AI Liability Legal Timeline
A chronological guide to landmark cases, regulations, and developments shaping the legal landscape for AI liability.
Key Developments in AI Liability Law
#2018
Epic Sepsis Model Deployed
Epic Systems deploys sepsis prediction algorithm to hundreds of hospitals. Later studies will reveal significant performance gaps between clinical validation and real-world deployment, raising questions about hospital liability for algorithm selection.
March 2018
Uber AV Fatality - Tempe, AZ
First pedestrian fatality involving a fully autonomous vehicle (Uber ATG). Raises fundamental questions about manufacturer vs. operator liability for autonomous systems. Criminal charges filed against safety driver; civil settlements reached.
2019
FDA De Novo Clearance for IDx-DR
First FDA clearance for autonomous AI diagnostic device - diabetic retinopathy screening that operates without physician oversight. Establishes precedent for AI systems that can diagnose without human intermediary.
2020
EEOC Begins AI Hiring Investigations
Equal Employment Opportunity Commission begins investigating AI-powered hiring tools for potential discrimination under Title VII. Signals increased regulatory scrutiny of employment algorithms.
February 2021
Mobley v. Workday Filed
Landmark class action alleging Workday’s AI hiring tools discriminate against Black, disabled, and older applicants. First major federal court test of AI hiring discrimination theories.
2022
Illinois BIPA Settlements Surge
Biometric Information Privacy Act litigation accelerates, with Facebook ($650M), Google ($100M), and TikTok ($92M) settlements. Establishes significant liability exposure for facial recognition and biometric AI.
June 2023
Mata v. Avianca - AI Hallucination Sanctions
New York federal judge sanctions attorneys for submitting ChatGPT-generated brief with fabricated case citations. Becomes defining case for attorney competence obligations when using generative AI.
November 2023
California State Bar AI Guidance
California becomes first state bar to issue practical guidance on attorney AI use, addressing competence, confidentiality, and verification duties. Sets template for other jurisdictions.
January 2024
Florida Ethics Opinion 24-1
Florida Bar issues comprehensive ethics opinion on AI, emphasizing verification requirements and establishing “reasonable attorney” standard for AI tool competence.
April 2024
New York State Bar AI Report
NYSBA Task Force releases comprehensive report suggesting that refusing to use AI may itself raise competence concerns in some circumstances - a significant shift in the standard of care discussion.
July 2024
ABA Formal Opinion 512
American Bar Association issues national guidance on AI in legal practice, establishing baseline ethical obligations applicable across all jurisdictions.
August 2024
EU AI Act Enters Force
European Union’s comprehensive AI regulation takes effect, with extraterritorial reach affecting US companies. Establishes risk-based framework and mandatory requirements for high-risk AI systems.
February 2025
Texas Ethics Opinion 705
Texas State Bar joins states with formal AI ethics guidance, emphasizing practical verification workflows and client disclosure requirements.
Emerging Trends
#The “Failure to Use AI” Question
#Perhaps the most significant emerging question: When does failure to use available AI tools constitute malpractice? The NYSBA’s suggestion that AI refusal may raise competence concerns signals a potential inversion of traditional liability analysis.

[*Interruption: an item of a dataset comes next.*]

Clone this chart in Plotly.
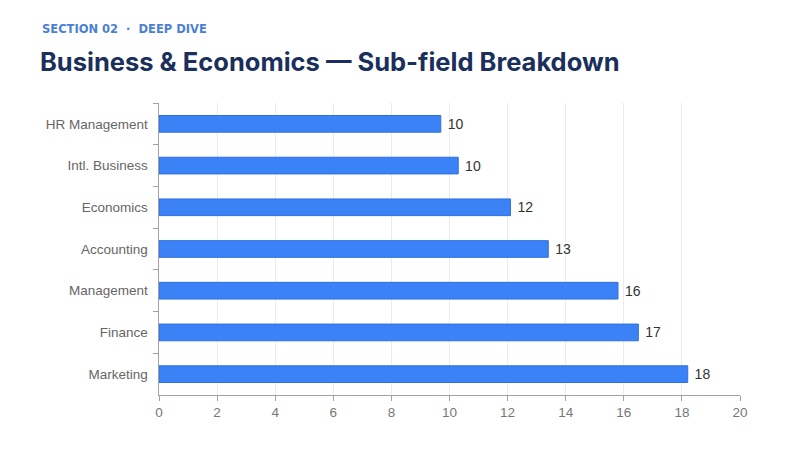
import plotly.graph_objects as go

# Sub-field counts, listed top to bottom as in the chart
subfields = ["HR Management", "Intl. Business", "Economics", "Accounting",
             "Management", "Finance", "Marketing"]
counts = [9.7, 10.3, 12.1, 13.4, 15.8, 16.5, 18.2]
x_ticks = [0, 2, 4, 6, 8, 10, 12, 14, 16, 18, 20]

fig = go.Figure()

fig.add_trace(go.Bar(
    y=subfields,
    x=counts,
    orientation="h",
    width=0.4,
    marker=dict(color="#3b82f6", line=dict(color="#2f6fe0", width=1)),
    text=counts,
    texttemplate=" %{x:.0f}",
    textposition="outside",
    textfont=dict(family="Liberation Sans, Arial, sans-serif", size=14, color="#333333"),
    cliponaxis=False,
    hoverinfo="skip",
))

# small header line above the title
fig.add_annotation(
    text="<b>SECTION 02  ·  DEEP DIVE</b>",
    xref="paper", yref="paper",
    x=-(159 - 40) / 581, y=1 + (103 - 29) / 292,
    xanchor="left", yanchor="middle",
    font=dict(family="DejaVu Sans, sans-serif", size=11.5, color="#4a80d4"),
    showarrow=False,
)

fig.update_layout(
    width=800, height=450,
    margin=dict(l=159, r=60, t=103, b=55),
    paper_bgcolor="#ffffff",
    plot_bgcolor="#ffffff",
    showlegend=False,
    title=dict(
        text="<b>Business & Economics — Sub-field Breakdown</b>",
        x=40 / 800, xanchor="left", xref="container",
        y=1 - 62 / 450, yanchor="middle", yref="container",
        font=dict(family="Inter, Lato, sans-serif", size=25.5, color="#1b2f5c", weight=800),
    ),
)

fig.update_xaxes(
    range=[0, 20],
    tickvals=x_ticks,
    showgrid=True, gridcolor="#ebebee", gridwidth=1,
    showline=True, linecolor="#a0a0a8", linewidth=1,
    ticks="outside", ticklen=5, tickcolor="#a0a0a8",
    tickfont=dict(family="Liberation Sans, Arial, sans-serif", size=13.5, color="#777777"),
    zeroline=False,
)
fig.update_yaxes(
    type="category",
    categoryorder="array", categoryarray=subfields,
    autorange="reversed",
    showgrid=False,
    showline=True, linecolor="#a0a0a8", linewidth=1,
    ticks="outside", ticklen=5, tickcolor="#a0a0a8",
    tickson="boundaries",
    ticksuffix="  ",
    tickfont=dict(family="Liberation Sans, Arial, sans-serif", size=13.5, color="#666666"),
)

# remove the default page margin so the figure sits at the window's corner
fig.write_html("out.html", config={"displayModeBar": False},
               post_script="document.body.style.margin='0';")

Verification as Standard of Care
#Across all professional contexts, a clear consensus is emerging: AI recommendations require human verification before consequential action. “Trust but verify” is insufficient; verification must be substantive and documented.
Manufacturer vs. Operator Liability
#Courts continue to grapple with how to allocate liability between AI system developers and the professionals who deploy them. The learned intermediary doctrine provides one framework, but its application to AI remains contested.